# Why is this statement false: "If 10 grams of propane burn, you need 50 grams of oxygen."?

Apr 22, 2017

Well, let us interrogate the stoichiometric equation.........

#### Explanation:

${C}_{3} {H}_{8} \left(g\right) + 5 {O}_{2} \left(g\right) \rightarrow 3 C {O}_{2} \left(g\right) + 4 {H}_{2} O \left(l\right)$

And thus by stoichiometry, approx. $160 \cdot g$ of dioxygen are required to combust $44 \cdot g$ of propane completely. From where am I getting these masses?

You have specified $10 \cdot g$ of propane................

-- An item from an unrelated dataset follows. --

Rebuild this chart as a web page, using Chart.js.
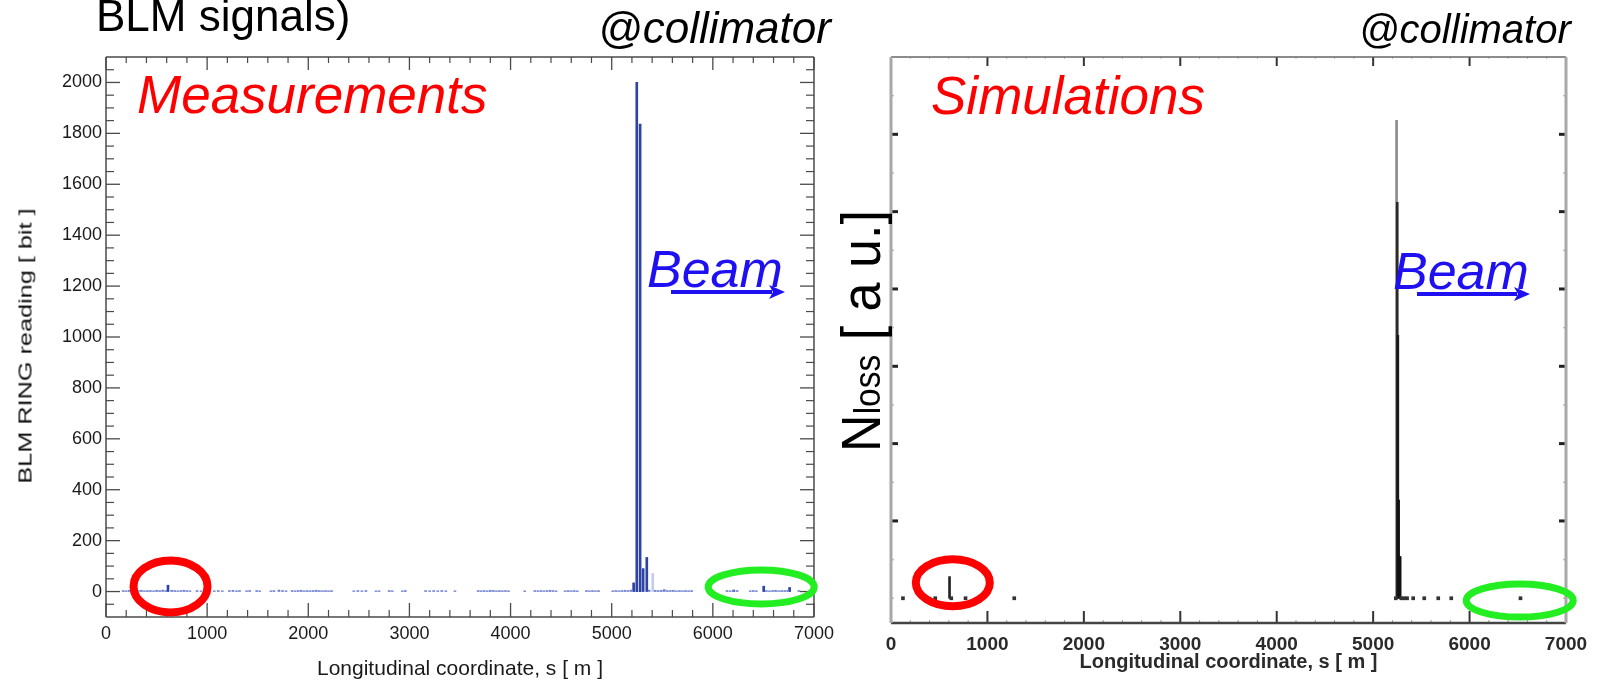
<!DOCTYPE html>
<html><head><meta charset="utf-8">
<script src="https://cdn.jsdelivr.net/npm/chart.js@4/dist/chart.umd.min.js"></script>
<style>
html,body{margin:0;padding:0;background:#fff;}
body{width:1598px;height:681px;overflow:hidden;position:relative;font-family:'Liberation Sans',Arial,Helvetica,sans-serif;}
canvas{position:absolute;top:0;}
#c1{left:0;width:840px;height:681px;}
#c2{left:840px;width:758px;height:681px;}
.t{position:absolute;white-space:nowrap;line-height:1;}
.it{font-style:italic;}
</style></head><body>
<canvas id="c1" width="840" height="681"></canvas>
<canvas id="c2" width="758" height="681"></canvas>

<div class="t" style="left:96px;top:-6px;font-size:44px;color:#000;">BLM signals)</div>
<div class="t it" style="left:598px;top:6px;font-size:44px;color:#000;">@collimator</div>
<div class="t it" style="left:1359px;top:9px;font-size:40px;color:#000;">@collimator</div>
<div class="t it" style="left:137px;top:68px;font-size:53px;color:#ff0000;">Measurements</div>
<div class="t it" style="left:931px;top:69px;font-size:53px;color:#ff0000;">Simulations</div>
<div class="t it" style="left:647px;top:243px;font-size:52px;color:#1e10f0;">Beam</div>
<div class="t it" style="left:1393px;top:245px;font-size:52px;color:#1e10f0;">Beam</div>
<div class="t" style="left:25px;top:346px;font-size:19px;color:#111;transform:translate(-50%,-50%) rotate(-90deg) scaleX(1.33);">BLM RING reading [ bit ]</div>
<div class="t" style="left:861px;top:331px;font-size:56px;color:#000;transform:translate(-50%,-50%) rotate(-90deg) scaleX(0.93);">N<span style="font-size:36px;">loss</span> [ a u.]</div>

<svg width="1598" height="681" style="position:absolute;left:0;top:0;pointer-events:none;">
  <line x1="671" y1="292" x2="772" y2="292" stroke="#1e10f0" stroke-width="4"/>
  <path d="M785,292 L769,285 L773,292 L769,299 Z" fill="#1e10f0"/>
  <line x1="1417" y1="294" x2="1517" y2="294" stroke="#1e10f0" stroke-width="4"/>
  <path d="M1530,294 L1514,287 L1518,294 L1514,301 Z" fill="#1e10f0"/>
</svg>

<script>
const FONT = "'Liberation Sans', Arial, Helvetica, sans-serif";
Chart.defaults.font.family = FONT;

// ---------------- data ----------------
const xTickValues = [0, 1000, 2000, 3000, 4000, 5000, 6000, 7000];
const measTickValues = [0, 200, 400, 600, 800, 1000, 1200, 1400, 1600, 1800, 2000];
const simLevelTicks = [1, 2, 3, 4, 5, 6];

// Measurements (BLM RING reading, bit) vs s [m]
const measPeakS = [613, 5217, 5248, 5281, 5311, 5347, 6207, 6503, 6759];
const measPeakV = [25, 34, 2000, 1836, 90, 134, 6, 21, 16];
const measFaintS = [5406];
const measFaintV = [71];
const measBaseS = [
  170,200,230,260,290,320,350,380,410,440,470,500,530,560,590,
  650,680,710,740,770,800,830,
  900,940,985,
  1070,1110,1150,
  1220,1255,1290,1320,
  1390,1420,
  1490,1520,
  1630,1660,
  1710,1745,1780,
  1840,1870,1900,1930,1960,1990,2020,2050,2080,2110,2140,2170,2200,2230,
  2450,2490,2530,2570,
  2670,2700,
  2800,2830,
  2930,2960,
  3160,3200,3240,3280,3320,3360,
  3450,
  3680,3710,3740,3770,3800,3830,3860,3890,3920,3950,3980,
  4140,
  4240,4270,4300,4330,4360,4390,4420,4450,
  4540,4570,4600,4630,4660,
  4750,4780,4810,4840,4870,
  5010,5040,5070,5100,5130,5160,5190,
  5370,5430,5460,5490,5520,5550,5580,5610,5640,5670,5700,5730,5760,5790,
  6140,6170,6200,6240,
  6370,6400,6430,
  6530,6560,6590,6620,6650,6680,6710,6740,
  6850
];
const measBaseV = [
  4,3,5,4,3,4,5,3,4,4,3,5,4,6,4,
  5,4,3,4,5,4,3,
  4,3,4,
  3,4,3,
  4,5,3,4,
  3,4,
  4,3,
  3,4,
  6,4,3,
  4,3,4,5,3,4,3,4,5,4,3,4,3,4,
  3,4,3,4,
  3,3,
  4,3,
  3,4,
  4,3,4,3,4,3,
  3,
  4,3,4,3,5,4,3,4,3,4,3,
  3,
  4,3,4,3,4,5,4,3,
  3,4,3,4,3,
  4,3,4,3,4,
  3,4,3,4,5,4,6,
  6,5,4,5,8,4,4,5,3,4,3,4,3,4,
  4,3,5,4,
  3,4,3,
  4,3,4,5,3,4,4,5,
  4
];

// Simulations (N_loss, a.u.) vs s [m]
const simPeakS = [607, 5243, 5250, 5256, 5264, 5280];
const simPeakV = [0.28, 6.18, 5.12, 3.4, 1.27, 0.54];
const simDotS = [124, 459, 625, 773, 1278, 5235, 5292, 5322, 5352, 5415, 5530, 5675, 5810, 6528];
const simDotV = [0.02, 0.02, 0.02, 0.02, 0.02, 0.02, 0.02, 0.02, 0.02, 0.02, 0.02, 0.02, 0.02, 0.02];

// annotation ellipses (centre in data units)
const measEllipses = [
  {x: 638, y: 20, rx: 37, ry: 26, color: '#ff0000', width: 8},
  {x: 6478, y: 18, rx: 53, ry: 17, color: '#22ee22', width: 7}
];
const simEllipses = [
  {x: 641, y: 0.2, rx: 37, ry: 23.5, color: '#ff0000', width: 8},
  {x: 6520, y: -0.03, rx: 53.5, ry: 16.5, color: '#22ee22', width: 7}
];

const pts = (xs, ys) => xs.map((s, i) => ({x: s, y: ys[i]}));
const plain = v => String(v);

// ---------------- plugins ----------------
const frameTicks = {
  id: 'frameTicks',
  afterDraw(chart, args, o) {
    const {ctx, chartArea: a, scales} = chart;
    ctx.save();
    const seg = (x1, y1, x2, y2, c, w) => {
      ctx.strokeStyle = c; ctx.lineWidth = w;
      ctx.beginPath(); ctx.moveTo(x1, y1); ctx.lineTo(x2, y2); ctx.stroke();
    };
    for (const t of o.ticks) {
      const sc = scales[t.axis];
      for (const v of t.values) {
        const p = sc.getPixelForValue(v);
        if (t.side === 'bottom') seg(p, a.bottom, p, a.bottom - t.len, t.color, t.width);
        if (t.side === 'top') seg(p, a.top, p, a.top + t.len, t.color, t.width);
        if (t.side === 'left') seg(a.left, p, a.left + t.len, p, t.color, t.width);
        if (t.side === 'right') seg(a.right, p, a.right - t.len, p, t.color, t.width);
      }
    }
    const s = o.sides;
    seg(a.left, a.top, a.right, a.top, s.top.color, s.top.width);
    seg(a.left, a.bottom, a.right, a.bottom, s.bottom.color, s.bottom.width);
    seg(a.left, a.top, a.left, a.bottom, s.left.color, s.left.width);
    seg(a.right, a.top, a.right, a.bottom, s.right.color, s.right.width);
    ctx.restore();
  }
};
const ellipses = {
  id: 'ellipses',
  afterDraw(chart, args, o) {
    const {ctx, scales: {x, y}} = chart;
    ctx.save();
    for (const e of o.items) {
      ctx.strokeStyle = e.color; ctx.lineWidth = e.width;
      ctx.beginPath();
      ctx.ellipse(x.getPixelForValue(e.x), y.getPixelForValue(e.y), e.rx, e.ry, 0, 0, Math.PI * 2);
      ctx.stroke();
    }
    ctx.restore();
  }
};

function between(lo, hi, step, skip) {
  const out = [];
  for (let v = lo; v <= hi + 1e-9; v += step) {
    if (!skip.some(m => Math.abs(m - v) < 1e-6)) out.push(Math.round(v * 1000) / 1000);
  }
  return out;
}
const xMinor = between(0, 7000, 200, xTickValues);
const measMinor = between(-50, 2050, 50, measTickValues);
const simMinor = between(0, 6.5, 0.5, simLevelTicks);

// ---------------- chart 1: measurements ----------------
const c1Tick = '#4a4a4a';
new Chart(document.getElementById('c1'), {
  type: 'bar',
  data: {
    datasets: [
      {data: pts(measBaseS, measBaseV), backgroundColor: '#7585d2', barThickness: 2, grouped: false},
      {data: pts(measFaintS, measFaintV), backgroundColor: '#c3cbf0', barThickness: 2, grouped: false},
      {data: pts(measPeakS, measPeakV), backgroundColor: '#2d43a5', barThickness: 2, grouped: false}
    ]
  },
  options: {
    responsive: false, animation: false,
    layout: {padding: {top: 57, right: 23, left: 0, bottom: 0}},
    plugins: {
      legend: {display: false}, tooltip: {enabled: false},
      frameTicks: {
        sides: {top: {color: c1Tick, width: 1.5}, bottom: {color: c1Tick, width: 1.5},
                left: {color: c1Tick, width: 1.5}, right: {color: c1Tick, width: 1.5}},
        ticks: [
          {axis: 'x', side: 'bottom', values: xTickValues, len: 14, color: c1Tick, width: 1.3},
          {axis: 'x', side: 'bottom', values: xMinor, len: 7, color: c1Tick, width: 1.2},
          {axis: 'x', side: 'top', values: xTickValues, len: 13, color: c1Tick, width: 1.3},
          {axis: 'x', side: 'top', values: xMinor, len: 6, color: c1Tick, width: 1.2},
          {axis: 'y', side: 'left', values: measTickValues, len: 14, color: c1Tick, width: 1.3},
          {axis: 'y', side: 'left', values: measMinor, len: 8, color: c1Tick, width: 1.2},
          {axis: 'y', side: 'right', values: measTickValues, len: 14, color: c1Tick, width: 1.3},
          {axis: 'y', side: 'right', values: measMinor, len: 8, color: c1Tick, width: 1.2}
        ]
      },
      ellipses: {items: measEllipses}
    },
    scales: {
      x: {
        type: 'linear', min: 0, max: 7000, offset: false,
        grid: {display: false, drawTicks: false}, border: {display: false},
        afterBuildTicks: s => { s.ticks = xTickValues.map(v => ({value: v})); },
        afterFit: s => { s.height = 64; },
        ticks: {color: '#1a1a1a', font: {size: 18}, padding: 6, maxRotation: 0, autoSkip: false, callback: plain},
        title: {display: true, text: 'Longitudinal coordinate, s [ m ]', color: '#1a1a1a',
                font: {size: 21, lineHeight: 1.0}, padding: {top: 0, bottom: 1}}
      },
      y: {
        type: 'linear', min: -100, max: 2100,
        grid: {display: false, drawTicks: false}, border: {display: false},
        afterBuildTicks: s => { s.ticks = measTickValues.map(v => ({value: v})); },
        afterFit: s => { s.width = 106; },
        ticks: {color: '#1a1a1a', font: {size: 18}, padding: 4, autoSkip: false, callback: plain}
      }
    }
  },
  plugins: [frameTicks, ellipses]
});

// ---------------- chart 2: simulations ----------------
new Chart(document.getElementById('c2'), {
  type: 'bar',
  data: {
    datasets: [
      {data: pts(simDotS, simDotV), base: -0.02, backgroundColor: '#333333', barThickness: 3, grouped: false},
      {data: pts(simPeakS, simPeakV), backgroundColor: ['#222222', '#8c8c8c', '#2a2a2a', '#1a1a1a', '#111111', '#111111'],
       barThickness: 2, grouped: false}
    ]
  },
  options: {
    responsive: false, animation: false,
    layout: {padding: {top: 57, right: 32, left: 0, bottom: 0}},
    plugins: {
      legend: {display: false}, tooltip: {enabled: false},
      frameTicks: {
        sides: {top: {color: '#666666', width: 1.5}, bottom: {color: '#444444', width: 2.5},
                left: {color: '#a8a8a8', width: 3}, right: {color: '#a8a8a8', width: 3}},
        ticks: [
          {axis: 'x', side: 'bottom', values: xMinor, len: 3, color: '#999999', width: 1},
          {axis: 'x', side: 'bottom', values: xTickValues, len: 12, color: '#333333', width: 2},
          {axis: 'x', side: 'top', values: xMinor, len: 2, color: '#bbbbbb', width: 1},
          {axis: 'x', side: 'top', values: xTickValues, len: 9, color: '#333333', width: 2},
          {axis: 'y', side: 'left', values: simMinor, len: 3, color: '#bbbbbb', width: 1.5},
          {axis: 'y', side: 'left', values: simLevelTicks, len: 7, color: '#222222', width: 3},
          {axis: 'y', side: 'right', values: simMinor, len: 3, color: '#bbbbbb', width: 1.5},
          {axis: 'y', side: 'right', values: simLevelTicks, len: 7, color: '#222222', width: 3}
        ]
      },
      ellipses: {items: simEllipses}
    },
    scales: {
      x: {
        type: 'linear', min: 0, max: 7000, offset: false,
        grid: {display: false, drawTicks: false}, border: {display: false},
        afterBuildTicks: s => { s.ticks = xTickValues.map(v => ({value: v})); },
        afterFit: s => { s.height = 58; },
        ticks: {color: '#2a2a2a', font: {size: 19, weight: 'bold'}, padding: 10, maxRotation: 0, autoSkip: false, callback: plain},
        title: {display: true, text: 'Longitudinal coordinate, s [ m ]', color: '#2a2a2a',
                font: {size: 20, weight: 'bold', lineHeight: 1.0}, padding: {top: 0, bottom: 9}}
      },
      y: {
        type: 'linear', min: -0.32, max: 7,
        grid: {display: false, drawTicks: false}, border: {display: false},
        afterBuildTicks: s => { s.ticks = simLevelTicks.map(v => ({value: v})); },
        afterFit: s => { s.width = 51; },
        ticks: {display: false}
      }
    }
  },
  plugins: [frameTicks, ellipses]
});
</script>
</body></html>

i.e. $\text{Moles of propane}$ $=$ $\frac{10 \cdot g}{44.1 \cdot g \cdot m o {l}^{-} 1} = 0.227 \cdot m o l$

And thus we require $5 \times 0.227 \cdot m o l \times 32.0 \cdot g \cdot m o {l}^{-} 1 = 36.3 \cdot g$ dioxygen gas........

Apr 22, 2017

To find the mass of a reactant/product from that of another reactant/product, it is usually necessary to go via a mole ratio .

#### Explanation:

Firstly, observe the equation for the complete combustion of propane:

$\text{CH"_3"CH"_2"CH"_3 + 5"O"_2 -> 3"CO"_2 + 4"H"_2"O}$

From this, it is clear that there is a 1:5 ratio between propane and oxygen for complete combustion; however, this relationship is not one of mass, but of amount - in other words, a mole ratio.

Consider the moles of propane being combusted:

$\text{mol(CH"_3"CH"_2"CH"_3")"=("mass(CH"_3"CH"_2"CH"_3")")/("M"_r"(CH"_3"CH"_2"CH"_3")")=10/44.0~~0.22727" moles}$

Then apply the mole ratio we saw above to find the number of moles of oxygen gas required.

$\text{mol(O"_2")"=5*"mol(CH"_3"CH"_2"CH"_3")} = 5 \cdot 0.22727 \approx 1.13636$

From this, the mass of oxygen gas required can be calculated:

$\text{mass(O"_2")"="mol(O"_2")"*"M"_r"(O"_2")} = 1.13636 \cdot 32.0 = 36. \dot{3} \dot{6}$

So the mass of oxygen gas required would be $36 \text{g}$ to 2 significant figures.

It is important to recognise the difference between mass and amount. For example, two metals involved in a single-displacement reaction may have the same charge (and so react in a 1:1 ratio), but they will undoubtedly have different relative atomic masses. This means that, although the amount of solid metal will remain the same, there will be an observed mass difference before and after such a process.

In summary, to find the mass of a reactant/product from that of another reactant/product, it is usually necessary to go via a mole ratio.